Instructions to follow — Exclude images, then output the remaining data verbatim.
---*---
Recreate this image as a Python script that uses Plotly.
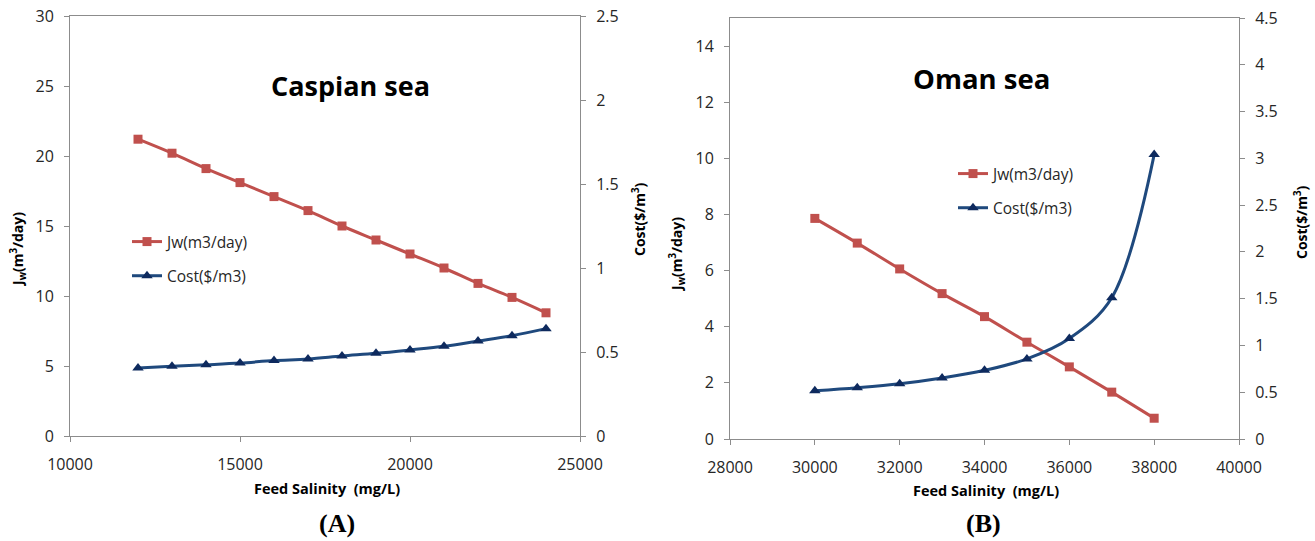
import plotly.graph_objects as go

W, H = 1315, 541

# ---------------- data ----------------
caspian_salinity = [12000, 13000, 14000, 15000, 16000, 17000, 18000, 19000, 20000, 21000, 22000, 23000, 24000]
caspian_jw = [21.2, 20.2, 19.1, 18.1, 17.1, 16.1, 15.0, 14.0, 13.0, 12.0, 10.9, 9.9, 8.8]
caspian_cost = [0.405, 0.415, 0.424, 0.434, 0.449, 0.458, 0.476, 0.492, 0.512, 0.534, 0.565, 0.597, 0.639]

oman_salinity = [30000, 31000, 32000, 33000, 34000, 35000, 36000, 37000, 38000]
oman_jw = [7.86, 6.98, 6.06, 5.18, 4.36, 3.45, 2.57, 1.67, 0.74]
oman_cost = [0.515, 0.548, 0.59, 0.652, 0.734, 0.856, 1.074, 1.51, 3.04]

caspian_xticks = [10000, 15000, 20000, 25000]
oman_xticks = [28000, 30000, 32000, 34000, 36000, 38000, 40000]
caspian_jw_ticks = [0, 5, 10, 15, 20, 25, 30]
caspian_cost_ticks = [0, 0.5, 1, 1.5, 2, 2.5]
oman_jw_ticks = [0, 2, 4, 6, 8, 10, 12, 14]
oman_cost_ticks = [0, 0.5, 1, 1.5, 2, 2.5, 3, 3.5, 4, 4.5]

# ---------------- styles ----------------
RED = "#C0504D"
BLUE_LINE = "#1F497D"
BLUE_MARK = "#0E2A5E"
AXC = "#8C8C8C"
TXT = "#262626"
FONT = "Open Sans"


def px_x(px):
    return px / W


def px_y(py):
    return (H - py) / H


def lbl(v):
    return ("%g" % v)


fig = go.Figure()

# Caspian
fig.add_trace(go.Scatter(x=caspian_salinity, y=caspian_jw, name="Jw(m3/day)", mode="lines+markers",
                         line=dict(color=RED, width=3, shape="spline"),
                         marker=dict(symbol="square", size=9, color=RED),
                         xaxis="x", yaxis="y", legend="legend", legendgroup="a1"))
fig.add_trace(go.Scatter(x=caspian_salinity, y=caspian_cost, name="Cost($/m3)", mode="lines+markers",
                         line=dict(color=BLUE_LINE, width=3, shape="spline"),
                         marker=dict(symbol="triangle-up", size=10, color=BLUE_MARK),
                         xaxis="x", yaxis="y2", legend="legend", legendgroup="a2"))
# Oman
fig.add_trace(go.Scatter(x=oman_salinity, y=oman_jw, name="Jw(m3/day)", mode="lines+markers",
                         line=dict(color=RED, width=3, shape="spline"),
                         marker=dict(symbol="square", size=9, color=RED),
                         xaxis="x2", yaxis="y3", legend="legend2", legendgroup="b1"))
fig.add_trace(go.Scatter(x=oman_salinity, y=oman_cost, name="Cost($/m3)", mode="lines+markers",
                         line=dict(color=BLUE_LINE, width=3, shape="spline"),
                         marker=dict(symbol="triangle-up", size=10, color=BLUE_MARK),
                         xaxis="x2", yaxis="y4", legend="legend2", legendgroup="b2"))

axis_common = dict(showgrid=False, zeroline=False, showline=True, linecolor=AXC, linewidth=1,
                   ticks="outside", ticklen=5, tickcolor=AXC, automargin=False,
                   tickfont=dict(family=FONT, size=16, color=TXT))

dA = [px_x(70), px_x(580)]
dAy = [px_y(436), px_y(16)]
dB = [px_x(730), px_x(1239)]
dBy = [px_y(439), px_y(18)]

xstand = 9
ystand = 7

fig.update_layout(
    width=W, height=H, autosize=False,
    margin=dict(l=0, r=0, t=0, b=0, autoexpand=False),
    paper_bgcolor="white", plot_bgcolor="white",
    font=dict(family=FONT, color=TXT),
    xaxis=dict(domain=dA, anchor="y", range=[10000, 25000], tickvals=caspian_xticks,
               ticktext=[lbl(v) for v in caspian_xticks], mirror=True, ticklabelstandoff=xstand, **axis_common),
    yaxis=dict(domain=dAy, anchor="x", range=[0, 30], tickvals=caspian_jw_ticks,
               ticktext=[lbl(v) for v in caspian_jw_ticks], ticklabelstandoff=ystand, **axis_common),
    yaxis2=dict(overlaying="y", anchor="x", side="right", range=[0, 2.5], ticklabelstandoff=ystand,
                tickvals=caspian_cost_ticks, ticktext=[lbl(v) for v in caspian_cost_ticks], **axis_common),
    xaxis2=dict(domain=dB, anchor="y3", range=[28000, 40000], tickvals=oman_xticks,
                ticktext=[lbl(v) for v in oman_xticks], mirror=True, ticklabelstandoff=xstand, **axis_common),
    yaxis3=dict(domain=dBy, anchor="x2", range=[0, 15], tickvals=oman_jw_ticks,
                ticktext=[lbl(v) for v in oman_jw_ticks], ticklabelstandoff=ystand, **axis_common),
    yaxis4=dict(overlaying="y3", anchor="x2", side="right", range=[0, 4.5], ticklabelstandoff=ystand,
                tickvals=oman_cost_ticks, ticktext=[lbl(v) for v in oman_cost_ticks], **axis_common),
    legend=dict(x=px_x(127), y=px_y(225), xanchor="left", yanchor="top", bgcolor="rgba(0,0,0,0)",
                font=dict(family=FONT, size=15.5, color=TXT), tracegroupgap=11, traceorder="grouped",
                itemwidth=30),
    legend2=dict(x=px_x(953), y=px_y(157), xanchor="left", yanchor="top", bgcolor="rgba(0,0,0,0)",
                 font=dict(family=FONT, size=15.5, color=TXT), tracegroupgap=11, traceorder="grouped",
                 itemwidth=30),
)

ann = []
common = dict(xref="paper", yref="paper", showarrow=False, xanchor="center", yanchor="middle")
# titles
ann.append(dict(text="<b>Caspian sea</b>", x=px_x(350), y=px_y(85),
                font=dict(family=FONT, size=27, color="black"), **common))
ann.append(dict(text="<b>Oman sea</b>", x=px_x(981), y=px_y(78),
                font=dict(family=FONT, size=27.5, color="black"), **common))
# axis titles
axt = dict(family=FONT, size=14.5, color="black")
axr = dict(family=FONT, size=14, color="black")
ann.append(dict(text="<b>Feed Salinity  (mg/L)</b>", x=px_x(327), y=px_y(488), font=axt, **common))
ann.append(dict(text="<b>Feed Salinity  (mg/L)</b>", x=px_x(986), y=px_y(491), font=axt, **common))
ann.append(dict(text="<b>J<sub>w</sub>(m<sup>3</sup>/day)</b>", x=px_x(18), y=px_y(250),
                textangle=-90, font=axr, **common))
ann.append(dict(text="<b>Cost($/m<sup>3</sup>)</b>", x=px_x(639), y=px_y(219),
                textangle=-90, font=axr, **common))
ann.append(dict(text="<b>J<sub>w</sub>(m<sup>3</sup>/day)</b>", x=px_x(677), y=px_y(255),
                textangle=-90, font=axr, **common))
ann.append(dict(text="<b>Cost($/m<sup>3</sup>)</b>", x=px_x(1301), y=px_y(222),
                textangle=-90, font=axr, **common))
# panel labels
pl = dict(family="Liberation Serif", size=26, color="black")
ann.append(dict(text="<b>(A)</b>", x=px_x(337), y=px_y(523), font=pl, **common))
ann.append(dict(text="<b>(B)</b>", x=px_x(983), y=px_y(523), font=pl, **common))

fig.update_layout(annotations=ann)

fig.write_html("out.html")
---*---
Solution for this exercise —
Recreate this image as a Python script that uses Plotly.
import plotly.graph_objects as go

W, H = 1315, 541

# ---------------- data ----------------
caspian_salinity = [12000, 13000, 14000, 15000, 16000, 17000, 18000, 19000, 20000, 21000, 22000, 23000, 24000]
caspian_jw = [21.2, 20.2, 19.1, 18.1, 17.1, 16.1, 15.0, 14.0, 13.0, 12.0, 10.9, 9.9, 8.8]
caspian_cost = [0.405, 0.415, 0.424, 0.434, 0.449, 0.458, 0.476, 0.492, 0.512, 0.534, 0.565, 0.597, 0.639]

oman_salinity = [30000, 31000, 32000, 33000, 34000, 35000, 36000, 37000, 38000]
oman_jw = [7.86, 6.98, 6.06, 5.18, 4.36, 3.45, 2.57, 1.67, 0.74]
oman_cost = [0.515, 0.548, 0.59, 0.652, 0.734, 0.856, 1.074, 1.51, 3.04]

caspian_xticks = [10000, 15000, 20000, 25000]
oman_xticks = [28000, 30000, 32000, 34000, 36000, 38000, 40000]
caspian_jw_ticks = [0, 5, 10, 15, 20, 25, 30]
caspian_cost_ticks = [0, 0.5, 1, 1.5, 2, 2.5]
oman_jw_ticks = [0, 2, 4, 6, 8, 10, 12, 14]
oman_cost_ticks = [0, 0.5, 1, 1.5, 2, 2.5, 3, 3.5, 4, 4.5]

# ---------------- styles ----------------
RED = "#C0504D"
BLUE_LINE = "#1F497D"
BLUE_MARK = "#0E2A5E"
AXC = "#8C8C8C"
TXT = "#262626"
FONT = "Open Sans"


def px_x(px):
    return px / W


def px_y(py):
    return (H - py) / H


def lbl(v):
    return ("%g" % v)


fig = go.Figure()

# Caspian
fig.add_trace(go.Scatter(x=caspian_salinity, y=caspian_jw, name="Jw(m3/day)", mode="lines+markers",
                         line=dict(color=RED, width=3, shape="spline"),
                         marker=dict(symbol="square", size=9, color=RED),
                         xaxis="x", yaxis="y", legend="legend", legendgroup="a1"))
fig.add_trace(go.Scatter(x=caspian_salinity, y=caspian_cost, name="Cost($/m3)", mode="lines+markers",
                         line=dict(color=BLUE_LINE, width=3, shape="spline"),
                         marker=dict(symbol="triangle-up", size=10, color=BLUE_MARK),
                         xaxis="x", yaxis="y2", legend="legend", legendgroup="a2"))
# Oman
fig.add_trace(go.Scatter(x=oman_salinity, y=oman_jw, name="Jw(m3/day)", mode="lines+markers",
                         line=dict(color=RED, width=3, shape="spline"),
                         marker=dict(symbol="square", size=9, color=RED),
                         xaxis="x2", yaxis="y3", legend="legend2", legendgroup="b1"))
fig.add_trace(go.Scatter(x=oman_salinity, y=oman_cost, name="Cost($/m3)", mode="lines+markers",
                         line=dict(color=BLUE_LINE, width=3, shape="spline"),
                         marker=dict(symbol="triangle-up", size=10, color=BLUE_MARK),
                         xaxis="x2", yaxis="y4", legend="legend2", legendgroup="b2"))

axis_common = dict(showgrid=False, zeroline=False, showline=True, linecolor=AXC, linewidth=1,
                   ticks="outside", ticklen=5, tickcolor=AXC, automargin=False,
                   tickfont=dict(family=FONT, size=16, color=TXT))

dA = [px_x(70), px_x(580)]
dAy = [px_y(436), px_y(16)]
dB = [px_x(730), px_x(1239)]
dBy = [px_y(439), px_y(18)]

xstand = 9
ystand = 7

fig.update_layout(
    width=W, height=H, autosize=False,
    margin=dict(l=0, r=0, t=0, b=0, autoexpand=False),
    paper_bgcolor="white", plot_bgcolor="white",
    font=dict(family=FONT, color=TXT),
    xaxis=dict(domain=dA, anchor="y", range=[10000, 25000], tickvals=caspian_xticks,
               ticktext=[lbl(v) for v in caspian_xticks], mirror=True, ticklabelstandoff=xstand, **axis_common),
    yaxis=dict(domain=dAy, anchor="x", range=[0, 30], tickvals=caspian_jw_ticks,
               ticktext=[lbl(v) for v in caspian_jw_ticks], ticklabelstandoff=ystand, **axis_common),
    yaxis2=dict(overlaying="y", anchor="x", side="right", range=[0, 2.5], ticklabelstandoff=ystand,
                tickvals=caspian_cost_ticks, ticktext=[lbl(v) for v in caspian_cost_ticks], **axis_common),
    xaxis2=dict(domain=dB, anchor="y3", range=[28000, 40000], tickvals=oman_xticks,
                ticktext=[lbl(v) for v in oman_xticks], mirror=True, ticklabelstandoff=xstand, **axis_common),
    yaxis3=dict(domain=dBy, anchor="x2", range=[0, 15], tickvals=oman_jw_ticks,
                ticktext=[lbl(v) for v in oman_jw_ticks], ticklabelstandoff=ystand, **axis_common),
    yaxis4=dict(overlaying="y3", anchor="x2", side="right", range=[0, 4.5], ticklabelstandoff=ystand,
                tickvals=oman_cost_ticks, ticktext=[lbl(v) for v in oman_cost_ticks], **axis_common),
    legend=dict(x=px_x(127), y=px_y(225), xanchor="left", yanchor="top", bgcolor="rgba(0,0,0,0)",
                font=dict(family=FONT, size=15.5, color=TXT), tracegroupgap=11, traceorder="grouped",
                itemwidth=30),
    legend2=dict(x=px_x(953), y=px_y(157), xanchor="left", yanchor="top", bgcolor="rgba(0,0,0,0)",
                 font=dict(family=FONT, size=15.5, color=TXT), tracegroupgap=11, traceorder="grouped",
                 itemwidth=30),
)

ann = []
common = dict(xref="paper", yref="paper", showarrow=False, xanchor="center", yanchor="middle")
# titles
ann.append(dict(text="<b>Caspian sea</b>", x=px_x(350), y=px_y(85),
                font=dict(family=FONT, size=27, color="black"), **common))
ann.append(dict(text="<b>Oman sea</b>", x=px_x(981), y=px_y(78),
                font=dict(family=FONT, size=27.5, color="black"), **common))
# axis titles
axt = dict(family=FONT, size=14.5, color="black")
axr = dict(family=FONT, size=14, color="black")
ann.append(dict(text="<b>Feed Salinity  (mg/L)</b>", x=px_x(327), y=px_y(488), font=axt, **common))
ann.append(dict(text="<b>Feed Salinity  (mg/L)</b>", x=px_x(986), y=px_y(491), font=axt, **common))
ann.append(dict(text="<b>J<sub>w</sub>(m<sup>3</sup>/day)</b>", x=px_x(18), y=px_y(250),
                textangle=-90, font=axr, **common))
ann.append(dict(text="<b>Cost($/m<sup>3</sup>)</b>", x=px_x(639), y=px_y(219),
                textangle=-90, font=axr, **common))
ann.append(dict(text="<b>J<sub>w</sub>(m<sup>3</sup>/day)</b>", x=px_x(677), y=px_y(255),
                textangle=-90, font=axr, **common))
ann.append(dict(text="<b>Cost($/m<sup>3</sup>)</b>", x=px_x(1301), y=px_y(222),
                textangle=-90, font=axr, **common))
# panel labels
pl = dict(family="Liberation Serif", size=26, color="black")
ann.append(dict(text="<b>(A)</b>", x=px_x(337), y=px_y(523), font=pl, **common))
ann.append(dict(text="<b>(B)</b>", x=px_x(983), y=px_y(523), font=pl, **common))

fig.update_layout(annotations=ann)

fig.write_html("out.html")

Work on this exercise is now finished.